How to Start a Data Science Company
How to be a data scientist
A data scientist has a bright future. As new technology keeps evolving then the production of data is also increasing. So the amount of data is increasing multiple times. So the demand for data scientists is also increasing.
Everyone has some questions and it needs to be answered. A data scientist will extract answers from big data.
Government organizations, businesses, and non-profit organizations produce data on a daily basis. Now, this data needs to be sorted, interpreted to fulfill our purposes.
For your business, you require a marketing plan, this marketing plan can be achieved through data if you have, otherwise, you will purchase data from other organizations. A data scientist will go through data and will find a pattern of behaviors, and will produce a marketing plan for your business.
Every average person can gather a small amount of data, get information about it. If the data is big then it needs focus and techniques to handle this big data and extract useful information.
A data scientist has a vast educational background with basic knowledge courses of IT and some other majors include maths and statistics.
Today it is somewhat difficult to define the area of data science. It will take some time to clearly define the scope of data scientists. One possible definition of a data scientist is “it is a person who will produce predictive or explanatory models using machine learning and statistics.
Data scientist Background
A person should have a computer background, he should be a computer engineer. They are able to create machine learning models, with optimized processing as well as cost-effective.

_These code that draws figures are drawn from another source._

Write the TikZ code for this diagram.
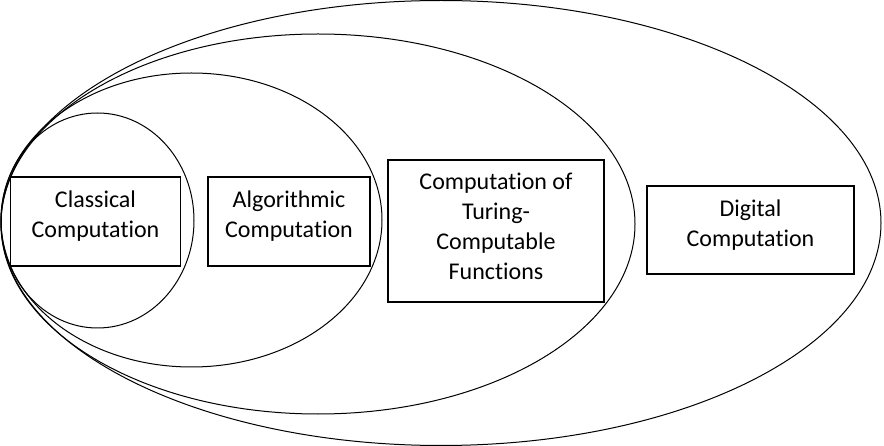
\documentclass[tikz,border=0pt]{standalone}
\usepackage{fontspec}
\setmainfont{Carlito}[Ligatures=NoCommon]
\usepackage{tikz}
\usetikzlibrary{positioning}

\begin{document}
\begin{tikzpicture}[
  x=1pt, y=-1pt,
  set/.style={line width=1pt},
  box/.style={rectangle, draw, line width=1.1pt, inner sep=0pt},
  boxtext/.style={align=center, inner sep=0pt, yshift=5pt, font=\fontsize{24}{30}\selectfont}
]
\useasboundingbox (0,0) rectangle (884,446);

% nested sets, all touching on the left
\draw[set] (441,223) ellipse [x radius=440, y radius=222.5];
\draw[set] (318,224) ellipse [x radius=317, y radius=190];
\draw[set] (191.5,220) ellipse [x radius=190.5, y radius=147];
\draw[set] (97.5,220.5) ellipse [x radius=96.5, y radius=107.5];

\node[box, minimum width=170, minimum height=89, label={[boxtext]center:Classical\\Computation}] (classical) at (95.5,221.5) {};
\node[box, minimum width=162, minimum height=89, label={[boxtext]center:Algorithmic\\Computation}] (algo) at (289,221.5) {};
\node[box, minimum width=216, minimum height=142, label={[boxtext]center:Computation of\\Turing-\\Computable\\Functions}] (turing) at (496,231) {};
\node[box, minimum width=207, minimum height=88, label={[boxtext]center:Digital\\Computation}] (digital) at (750.5,230) {};
\end{tikzpicture}
\end{document}
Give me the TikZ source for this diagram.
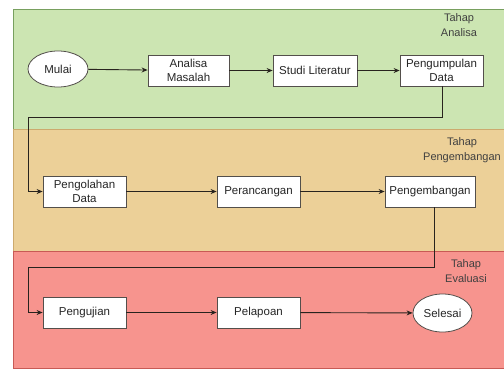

It is also possible that a person from other fields can also join data science because python is used as API, which is a much easier high-level language. The syntax of python is so easy and you can easily learn it.
Advanced tools available help you to write algorithms such as SagaMaker. So sometimes I think programming is not very important to start your career as a data scientist.
Now the question is what to study?
There are many languages you can study but I will recommend Python because it is so simple and it has a large community for data analysis.
When you go through different courses of data science then the focus is on the derivation of models. Institute will train you to understand how different models work. A model is just a BlackBox and you give input to it, and after some process it produces output. It involves some algorithms or techniques which are common to all models. You first understand these techniques then go behind the mathematical or statistical differences between them.
As we already know that the amount of data is increasing due to the advancement of new technologies. Companies want to take advantage of this big data, they are utilizing their resources to make something out from it. Companies need a person, who has the skill of processing, analyzing these structured or unstructured data, produced digitally.
Today it has great scope in the market with a high paycheck. You can work as a freelancer. You can start your own company, companies will contact you for your services.
Before starting your company, there are a few things you keep in mind.
- Planning before to start a company from services to finance.
- Hire competent persons with expertise in their subject.
- Innovative ideas, don’t follow our competitors but adopt different ways to handle the projects.
- Alway connect with developers so that you provide valuable results.
- If you have plenty of customers at a time then you can outsource the best people across the globe to make your job done efficiently.
- Online presence is very important for your company.
It is important to keep in mind that you should always deliver value to your customers. Money is not everything and if your purpose is to earn money and your customer is not satisfied with you then you are losing your business.
There are some key responsibilities for data scientists in a company as given below;
- Extracting Data
- Pipeline for data
- Developing metrics for measuring the quality of a product.
- Visual representation of findings from the data.
- Predicting the future from the given models
- Milestones are set for testing and validating.
Data collection is the first part and an important part of data products. You must also consider the user base and event logs that will access your application. For example, if are going to develop an app then first, you have to analyze the user base in three steps.
- How many users will install your application?
- You must know how many active sessions users are currently using.
- How many users are using paid services?
Here you require data on the above-mentioned parameters. You must embed your application with trackers. Trackers will help you collect data in a dynamic space.
Collected data are analyzed and processed and the result is presented to users. The data pipeline is connected to the database. Data pipeline helps the data scientist to analyze and process the data in real-time.
A scientist can use both lengthy batch queries and small queries to avoid any delay in the process of big data.
Pipelines should be scalable that can withstand big data and there is no chance of data losing after updating and making changes to the pipeline.
You check and test each component of the pipeline to assess their capability and data processing capability.
There are different types of data types and accordingly, pipelines should be designed.
- Raw data has no specific format and has no schema applied to it. So appropriate schema is applied to it in the later stages of the pipeline.
- When a schema is applied to raw data then the data becomes processed data and it is stored in a specific place in the pipeline.
- Cooked data is derived from data from processed data.
Analyzing the metrics of data is an important part of a data scientist. These metrics are related to the measurement of the health of data products. Now cooked data describe the health of data product. As a company, you have to identify the metrics, tell you about the health of data products.